Wenn man diesem ungehobelten Menschen jedoch mal den Spiegel vorhält, nennen sie das "Contenance verlieren und sich im Wortschatz vergreifen".
Ich bin der Meinung dass wir als DG jetzt so kurz vor den Wahlen und auch sonst alle an einem Strang ziehen sollten. Anstatt sich gegenseitig den Ball zuzuwerfen wer was gesagt hat liegt es an uns allen, die Probleme gemeinsam anzugehen. Das gilt für uns als das Volk der Straße als auch die unterschiedlichen politischen Richtungen im PDG.

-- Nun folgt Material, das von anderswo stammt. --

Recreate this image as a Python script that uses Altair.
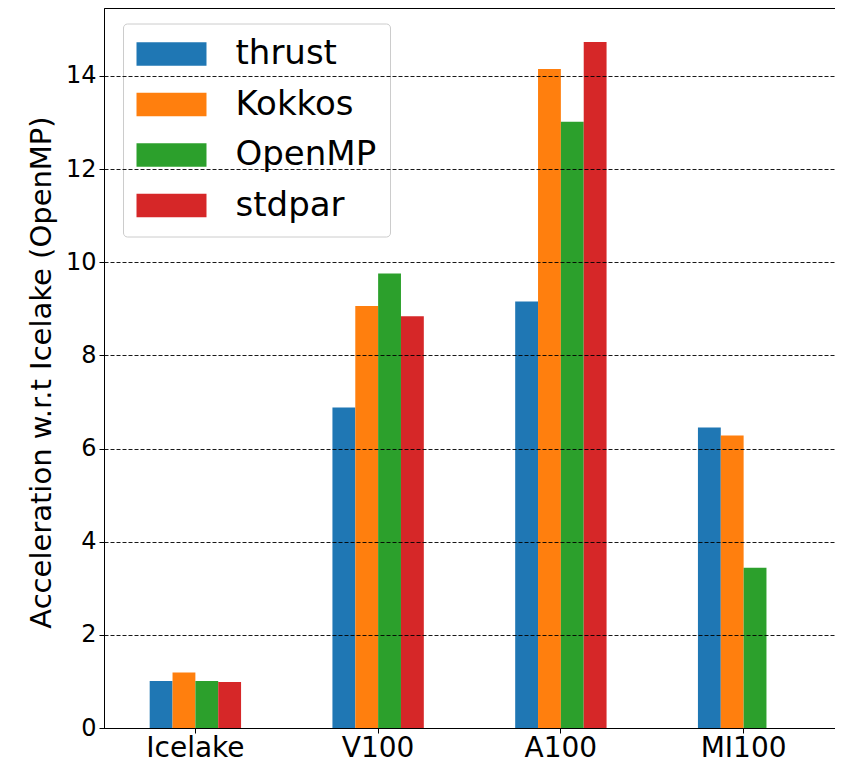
import altair as alt
import pandas as pd

categories = ["Icelake", "V100", "A100", "MI100"]
series = ["thrust", "Kokkos", "OpenMP", "stdpar"]
colors = ["#1f77b4", "#ff7f0e", "#2ca02c", "#d62728"]

thrust = [1.01, 6.88, 9.16, 6.45]
kokkos = [1.19, 9.06, 14.15, 6.28]
openmp = [1.01, 9.76, 13.02, 3.44]
stdpar = [0.99, 8.84, 14.73, None]

y_ticks = [0, 2, 4, 6, 8, 10, 12, 14]

rows = []
for s, vals in zip(series, [thrust, kokkos, openmp, stdpar]):
    for c, v in zip(categories, vals):
        if v is not None:
            rows.append({"platform": c, "impl": s, "value": v})
df = pd.DataFrame(rows)

FONT = "DejaVu Sans"
rect_path = "M-2.333,-0.79L2.333,-0.79L2.333,0.79L-2.333,0.79Z"

chart = alt.Chart(df).mark_bar().encode(
    x=alt.X("platform:N", sort=categories,
            scale=alt.Scale(paddingInner=0.5, paddingOuter=0.25),
            axis=alt.Axis(title=None, labelAngle=0, labelFontSize=28, labelFont=FONT,
                          labelColor="black", tickSize=5, tickColor="black",
                          domainColor="black", labelBaseline="alphabetic",
                          labelPadding=23, grid=False, zindex=1)),
    xOffset=alt.XOffset("impl:N", sort=series, scale=alt.Scale(domain=series, paddingInner=0, paddingOuter=0)),
    y=alt.Y("value:Q", scale=alt.Scale(domain=[0, 15.46], nice=False, zero=True),
            axis=alt.Axis(title="Acceleration w.r.t Icelake (OpenMP)", values=y_ticks,
                          labelFontSize=24, labelFont=FONT, labelColor="black",
                          titleFontSize=29, titleFont=FONT, titleColor="black",
                          titleFontWeight="normal", titleX=-48, titleY=364,
                          tickSize=5, tickColor="black", domainColor="black",
                          labelPadding=3, grid=True, gridColor="black", gridOpacity=0.9,
                          gridDash=[4, 2], gridWidth=1, zindex=1)),
    color=alt.Color("impl:N", sort=series,
                    scale=alt.Scale(domain=series, range=colors),
                    legend=alt.Legend(orient="none", legendX=19, legendY=15.5, title=None,
                                      symbolType=rect_path, symbolSize=900,
                                      symbolOffset=18, labelOffset=47,
                                      labelFontSize=34, labelFont=FONT, labelColor="black",
                                      rowPadding=16.5, padding=13.5,
                                      fillColor="rgba(255,255,255,0.8)",
                                      strokeColor="#cccccc", cornerRadius=4,
                                      symbolStrokeWidth=0, symbolOpacity=1)),
).properties(
    width=731, height=720,
    autosize=alt.AutoSizeParams(type="none"),
    padding={"left": 96, "top": 0, "right": 0, "bottom": 36},
    background="white",
).configure_view(stroke="black", strokeWidth=1)

chart.save("out.html", embed_options={"renderer": "svg", "actions": False})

Wir die DG haben viele Fortschritte erzielt und einen gesicherten Wohlstand, Frieden und saubere Luft was beileibe alles andere als selbstverständlich heutzutage ist. Wir sollten als pluralistische Gesellschaft alles dafür tun, dass das so bleibt und Menschen, die zur Zeit von der Gesellschaft abgekoppelt sind wegen Krankheit oder anderen Problemen, keine Angst um ihre Existenz haben brauchen.
Herrn Balther und Herrn Lambertz bitte ich als ganz normaler Bürger unserer DG, alle Konflikte durch beste Kompromißbereitschaft diplomatisch zu überwinden. Damit wir gemeinsam stark sind für eine soziale und sichere DG mit Wohlstand für alle!